Amy Klobuchar and Pete Buttigieg, both running as Midwestern moderates who’ve warned against liberal plans to move the U.S. to a government-run health insurance system, pitched themselves Saturday morning to Culinary Union workers, who prize their robust health plans.
Klobuchar, a Minnesota senator, said the “Medicare for All” proposals like those put out by Vermont Sen. Bernie Sanders and Massachusetts Sen. Elizabeth Warren “might sound really good on a bumper sticker” but would cause millions of Americans to lose their current health insurance, including the plans the casino workers bargained hard for.
“All of that work, I don’t want it to go down the drain,” Klobuchar said during her appearance at the workers’ union hall just off the Las Vegas Strip.
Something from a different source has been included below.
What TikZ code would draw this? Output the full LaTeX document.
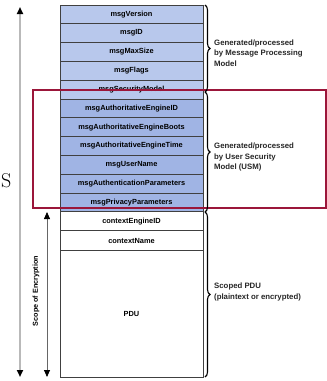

Buttigieg, who took the stage after Klobuchar left, made a similar point as he pushed his plan to offer government-run Medicare insurance to those who want it.
“I believe that if it’s the best answer for everybody, well, then everybody will choose it anyway,” said the former mayor of South Bend, Indiana.
Visits from Klobuchar, Buttigieg and former Vice President Joe Biden came a little more than a month before early caucus voting starts in Nevada, the third state to weigh in on the primary race.
Biden has maintained a top spot in Nevada polls. In the most recent poll of the state, released Thursday by Fox News, he has a slight lead over Bernie Sanders, followed by Elizabeth Warren and Tom Steyer, with Buttigieg trailing slightly. Klobuchar, who has only recently established her campaign in Nevada, has been polling in low single digits.
Biden held a town hallstyle meeting at a high school in north Las Vegas with Latino and immigrant advocacy group Mi Familia Vota.
Nevada, considered the first state to test a candidate’s appeal before a diverse population, is a minority-majority state that’s about 29% Latino. Hispanic voters are a key constituency for Democrats in the state, along with labor unions.
Biden spoke to an audience of about 200, mostly people of color, packed into chairs and on stairways to listen. The former vice president said he has no Hispanic heritage but that he understands what it’s like to be a second-class citizen, growing up Irish Catholic in his Scranton, Pennsylvania, neighborhood.